┌──

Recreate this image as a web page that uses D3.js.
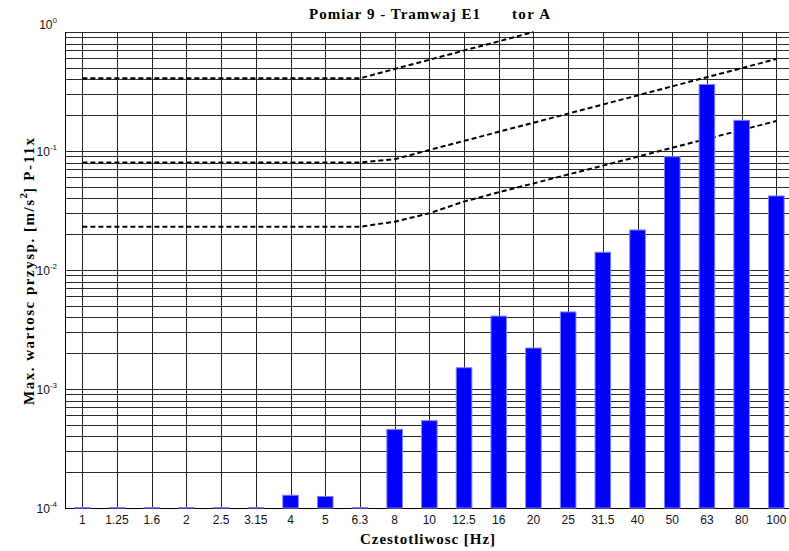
<!DOCTYPE html>
<html>
<head>
<meta charset="utf-8">
<script src="https://cdn.jsdelivr.net/npm/d3@7"></script>
<style>
  body { margin: 0; background: #fff; }
  svg { display: block; }
</style>
</head>
<body>
<script>
var freqs = ['1', '1.25', '1.6', '2', '2.5', '3.15', '4', '5', '6.3', '8', '10',
  '12.5', '16', '20', '25', '31.5', '40', '50', '63', '80', '100'];

// measured max acceleration (bars), the smallest ones sit right on the 1e-4 floor
var accel = [0.000101, 0.000101, 0.000101, 0.000101, 0.000101, 0.000101, 0.000128, 0.000125, 0.000101,
  0.000458, 0.000542, 0.00151, 0.0041, 0.00221, 0.00444, 0.0141, 0.0217,
  0.0895, 0.362, 0.181, 0.0419];

// dashed limit curves
var limitHigh = [0.408, 0.408, 0.408, 0.408, 0.408, 0.408, 0.408, 0.408, 0.408,
  0.489, 0.584, 0.699, 0.835, 1.0];
var limitMid = [0.08, 0.08, 0.08, 0.08, 0.08, 0.08, 0.08, 0.08, 0.08,
  0.0852, 0.102, 0.1216, 0.145, 0.173, 0.206, 0.246, 0.293, 0.350, 0.417, 0.497, 0.593];
var limitLow = [0.0231, 0.0231, 0.0231, 0.0231, 0.0231, 0.0231, 0.0231, 0.0231, 0.0231,
  0.02546, 0.02996, 0.03763, 0.04497, 0.0534, 0.06345, 0.07539, 0.08956,
  0.1064, 0.1264, 0.1502, 0.1787];

var yMajor = [1e-4, 1e-3, 1e-2, 1e-1, 1];
var yExp = ['-4', '-3', '-2', '-1', '0'];

var W = 789, H = 551;
var plotLeft = 65, plotTop = 32, plotBottom = 508, step = 34.7;

var svg = d3.select('body').append('svg')
  .attr('width', W)
  .attr('height', H);

var x = d3.scaleBand()
  .domain(freqs)
  .range([plotLeft, plotLeft + freqs.length * step])
  .padding(0);

var y = d3.scaleLog()
  .domain([1e-4, 1])
  .range([plotBottom, plotTop]);

function cx(d) { return x(d) + x.bandwidth() / 2; }

// grid
var grid = svg.append('g').attr('shape-rendering', 'crispEdges');

grid.selectAll('line.h')
  .data(y.ticks())
  .enter().append('line')
  .attr('class', 'h')
  .attr('x1', plotLeft)
  .attr('x2', W)
  .attr('y1', function(d) { return Math.round(y(d)) + 0.5; })
  .attr('y2', function(d) { return Math.round(y(d)) + 0.5; })
  .style('stroke', '#2a2a2a')
  .style('stroke-width', 1);

grid.selectAll('line.v')
  .data(freqs)
  .enter().append('line')
  .attr('class', 'v')
  .attr('x1', function(d) { return Math.round(cx(d)) + 0.5; })
  .attr('x2', function(d) { return Math.round(cx(d)) + 0.5; })
  .attr('y1', plotTop)
  .attr('y2', plotBottom)
  .style('stroke', '#222')
  .style('stroke-width', 1);

grid.append('line')
  .attr('x1', plotLeft + 0.5).attr('x2', plotLeft + 0.5)
  .attr('y1', plotTop).attr('y2', plotBottom)
  .style('stroke', '#000');

// bottom axis line
grid.append('line')
  .attr('x1', plotLeft).attr('x2', W)
  .attr('y1', plotBottom + 0.5).attr('y2', plotBottom + 0.5)
  .style('stroke', '#000');

// limit curves
var line = d3.line()
  .x(function(d, i) { return cx(freqs[i]); })
  .y(function(d) { return y(d); });

[limitHigh, limitMid, limitLow].forEach(function(arr) {
  svg.append('path')
    .datum(arr)
    .attr('d', line)
    .style('fill', 'none')
    .style('stroke', '#000')
    .style('stroke-width', 2)
    .style('stroke-dasharray', '5,3');
});

// bars
var barW = x.bandwidth() * 0.45;
svg.selectAll('rect.bar')
  .data(accel)
  .enter().append('rect')
  .attr('class', 'bar')
  .attr('x', function(d, i) { return cx(freqs[i]) - barW / 2; })
  .attr('width', barW)
  .attr('y', function(d) { return y(d); })
  .attr('height', function(d) { return plotBottom - y(d); })
  .style('fill', '#0000ff')
  .style('stroke', '#8080ff')
  .style('stroke-width', 1);

// x tick labels
svg.selectAll('text.xt')
  .data(freqs)
  .enter().append('text')
  .attr('class', 'xt')
  .attr('x', cx)
  .attr('y', plotBottom + 16)
  .attr('text-anchor', 'middle')
  .style('font-family', 'Liberation Sans, Arial, sans-serif')
  .style('font-size', '12px')
  .style('fill', '#111')
  .text(function(d) { return d; });

// y tick labels
var yt = svg.selectAll('text.yt')
  .data(yMajor)
  .enter().append('text')
  .attr('class', 'yt')
  .attr('x', 57)
  .attr('y', function(d) { return y(d) + (d === 1 ? -3 : 5); })
  .attr('text-anchor', 'end')
  .style('font-family', 'Liberation Sans, Arial, sans-serif')
  .style('font-size', '12px')
  .style('fill', '#111');
yt.append('tspan').text('10');
yt.append('tspan')
  .attr('dy', -6)
  .style('font-size', '8px')
  .text(function(d, i) { return yExp[i]; });

// title and axis labels
var serif = 'Liberation Serif, Times New Roman, serif';
svg.append('text')
  .attr('x', 309).attr('y', 19)
  .attr('textLength', 171)
  .style('font-family', serif)
  .style('font-weight', 'bold')
  .style('font-size', '15px')
  .text('Pomiar 9 - Tramwaj E1');
svg.append('text')
  .attr('x', 512).attr('y', 19)
  .attr('textLength', 38)
  .style('font-family', serif)
  .style('font-weight', 'bold')
  .style('font-size', '15px')
  .text('tor A');

svg.append('text')
  .attr('x', 360).attr('y', 544)
  .attr('textLength', 135)
  .style('font-family', serif)
  .style('font-weight', 'bold')
  .style('font-size', '15px')
  .text('Czestotliwosc [Hz]');

var yl = svg.append('text')
  .attr('transform', 'translate(34,405) rotate(-90)')
  .style('font-family', serif)
  .style('font-weight', 'bold')
  .style('font-size', '15px');
yl.append('tspan').attr('textLength', 205).text('Max. wartosc przysp. [m/s');
yl.append('tspan').attr('dy', -7).style('font-size', '11px').text('2');
yl.append('tspan').attr('dy', 7).attr('textLength', 55).text(']   P-11x');
</script>
</body>
</html>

└──

__EXERCISE OBJECTIVE__:
Copy nothing but the lines from the first one in the listing through the line with "0.0895, 0.362, 0.181, 0.0419];", and omit the pictures.

__SOLUTION FOR THIS PROBLEM__:
Recreate this image as a web page that uses D3.js.
<!DOCTYPE html>
<html>
<head>
<meta charset="utf-8">
<script src="https://cdn.jsdelivr.net/npm/d3@7"></script>
<style>
  body { margin: 0; background: #fff; }
  svg { display: block; }
</style>
</head>
<body>
<script>
var freqs = ['1', '1.25', '1.6', '2', '2.5', '3.15', '4', '5', '6.3', '8', '10',
  '12.5', '16', '20', '25', '31.5', '40', '50', '63', '80', '100'];

// measured max acceleration (bars), the smallest ones sit right on the 1e-4 floor
var accel = [0.000101, 0.000101, 0.000101, 0.000101, 0.000101, 0.000101, 0.000128, 0.000125, 0.000101,
  0.000458, 0.000542, 0.00151, 0.0041, 0.00221, 0.00444, 0.0141, 0.0217,
  0.0895, 0.362, 0.181, 0.0419];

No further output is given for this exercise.